Recurrence relation: $a_n = 3a_{n-1} + 2n, a_0 = 1$

Solve the following recurrence relation by generating its direct formula: $$a_n = 3a_{n-1} + 2n, a_0 = 1$$ Use the direct formula to find the $10th$ term of the recurrence relation.

My attempt:

$3(10-1) + 2(10)$

$3(9) + 20$

$27 + 20$

$10th$ term = $47$

Is this correct?

Solution 1:

Divide by $3^n$ and define $u_n=a_n/3^n$. Solve the resulting equation for $u_n$ (this involves computing a sum) and retrieve $a_n$.

Solution 2:

For a linear difference equation we break the problem up into $2$ parts: find the general solution to the homogeneous equation and then add any particular solution to the inhomogeneous equation to get the general solution.
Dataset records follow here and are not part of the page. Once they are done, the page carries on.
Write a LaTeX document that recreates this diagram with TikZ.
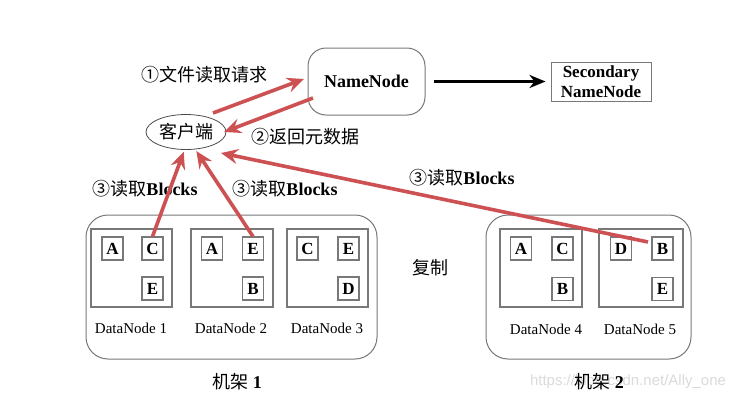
\documentclass[tikz,border=0pt]{standalone}
\usepackage{fontspec}
\setmainfont{Liberation Serif}
\newfontfamily\cjk{Noto Sans CJK SC}
\newfontfamily\wmfont{Liberation Sans}
\usetikzlibrary{arrows.meta,shapes.geometric,calc}
\definecolor{hred}{RGB}{205,80,82}
\definecolor{boxgray}{RGB}{120,120,120}
\tikzset{
  redarrow/.style={draw=hred,line width=3.6pt,-{Stealth[length=17pt,width=15pt,inset=6pt]}},
  blackarrow/.style={draw=black,line width=3pt,-{Stealth[length=16pt,width=13pt,inset=5pt]}},
  blk/.style={draw=boxgray,line width=1.1pt,minimum width=21pt,minimum height=23pt,inner sep=0pt,font=\bfseries\fontsize{17}{17}\selectfont},
  dnbox/.style={draw=boxgray,line width=1.1pt},
  rack/.style={draw=boxgray,line width=1pt,rounded corners=22pt},
  dnlabel/.style={font=\fontsize{15}{15}\selectfont},
  cjklabel/.style={font=\cjk\fontsize{18}{18}\selectfont,inner sep=0pt},
}
\begin{document}
\begin{tikzpicture}[x=1pt,y=-1pt]
\useasboundingbox[fill=white] (0,0) rectangle (740,402);
% racks
\draw[rack] (86,215) rectangle (377,359);
\draw[rack] (486,215) rectangle (691,359);
% datanode boxes
\draw[dnbox] (91,229) rectangle (172,307);
\draw[dnbox] (191,229) rectangle (273,307);
\draw[dnbox] (287,229) rectangle (368,307);
\draw[dnbox] (500,229) rectangle (582,307);
\draw[dnbox] (599,229) rectangle (683,307);
% blocks
\node[blk] (a1) at (112.5,248.5) {A};
\node[blk] (c1) at (152.5,248.5) {C};
\node[blk] (e1) at (152.5,288.5) {E};
\node[blk] (a2) at (212,248.5) {A};
\node[blk] (e2) at (253,248.5) {E};
\node[blk] (b2) at (253,288.5) {B};
\node[blk] (c3) at (307.5,248.5) {C};
\node[blk] (e3) at (348.5,248.5) {E};
\node[blk] (d3) at (348.5,288.5) {D};
\node[blk] (a4) at (521,248.5) {A};
\node[blk] (c4) at (562.5,248.5) {C};
\node[blk] (b4) at (562.5,289) {B};
\node[blk] (d5) at (621,248.5) {D};
\node[blk] (b5) at (662.5,248.5) {B};
\node[blk] (e5) at (662.5,289) {E};
% datanode labels
\node[dnlabel] (l1) at (131,328) {DataNode 1};
\node[dnlabel] (l2) at (231,328) {DataNode 2};
\node[dnlabel] (l3) at (327,328) {DataNode 3};
\node[dnlabel] (l4) at (546,329) {DataNode 4};
\node[dnlabel] (l5) at (640,329) {DataNode 5};
% rack labels
\node[font=\fontsize{18}{18}\selectfont] (r1) at (237,382) {{\cjk 机架} \textbf{1}};
\node[font=\wmfont\fontsize{15}{15}\selectfont,text=black!14] (wm) at (628,382) {https://blog.csdn.net/Ally\_one};
\node[font=\fontsize{18}{18}\selectfont] (r2) at (599,382) {{\cjk 机架} \textbf{2}};
\node[cjklabel] (copy) at (430,268) {复制};
% top nodes
\node[draw=boxgray,line width=1pt,rounded corners=18pt,minimum width=117pt,minimum height=67pt,font=\bfseries\fontsize{18}{18}\selectfont] (nn) at (366.5,81.5) {NameNode};
\node[draw=boxgray,line width=1pt,minimum width=100pt,minimum height=39pt,inner sep=0pt,align=center,font=\bfseries\fontsize{17}{20}\selectfont] (snn) at (601,81.5) {Secondary\\NameNode};
\node[ellipse,draw=black!70,line width=0.8pt,minimum width=80pt,minimum height=35pt,inner sep=0pt,font=\cjk\fontsize{18}{18}\selectfont] (client) at (186,132) {客户端};
% labels
\node[cjklabel] (lab1) at (204,75) {①文件读取请求};
\node[cjklabel] (lab2) at (305,137) {②返回元数据};
\node[font=\fontsize{18}{18}\selectfont,inner sep=0pt] (lab3a) at (145,189) {{\cjk ③读取}\textbf{Blocks}};
\node[font=\fontsize{18}{18}\selectfont,inner sep=0pt] (lab3b) at (285,189) {{\cjk ③读取}\textbf{Blocks}};
\node[font=\fontsize{18}{18}\selectfont,inner sep=0pt] (lab3c) at (462,178) {{\cjk ③读取}\textbf{Blocks}};
% connectors
\coordinate (s1) at (213,113);
\coordinate (t1) at (304,79);
\coordinate (s2) at (313,98);
\coordinate (t2) at (224,132);
\coordinate (t3c) at (221,153);
\coordinate (s3c) at (648,242);
\draw[blackarrow,shorten <=8pt,shorten >=5pt] (nn.east) -- (snn.west);
\draw[redarrow] (s1) -- (t1);
\draw[redarrow] (s2) -- (t2);
\draw[redarrow,shorten >=2pt] (c1.north) -- (client.-95);
\draw[redarrow,shorten >=2pt] (e2.north) -- (client.-62);
\draw[redarrow] (s3c) -- (t3c);
\end{tikzpicture}
\end{document}
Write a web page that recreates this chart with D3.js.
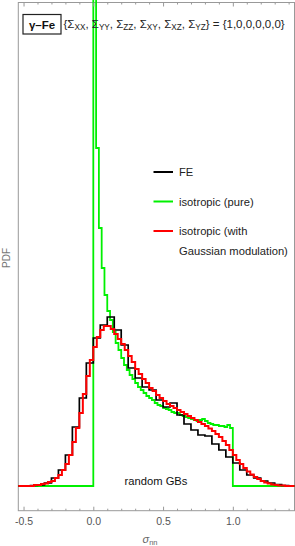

For the homogeneous equation $$a_{h,n}-3a_{h,n-1}=0$$ Take the general solution to be $a_{h,n}=C\cdot r^n$. Then $$C\cdot r^n-3C\cdot r^{n-1}=C\cdot r^{n-1}(r-3)=0$$ So $r=3$. For the inhomogeneous equatio we hope for a solution of the form $a_{p,n}=An+B$. Then $$a_{p,n}=An+B=3a_{p,n-1}+2n=3\left(A(n-1)+B\right)+2n=3An-3A+3B+2n$$ So $-2An=2n$ therefore $A=-1$ and $3A=-3=2B$ so $B=-\frac32$ and our general solution is $$a_n=a_{h,n}+a_{p,n}=C\cdot3^n-n-\frac32$$ The initial condition is $$a_0=C-\frac32=1$$ So $C=\frac52$ and the solution to the initial value problem is $$a_n=\frac52\cdot3^n-n-\frac32$$ This agrees with the first few iterates of @FoobazJohn.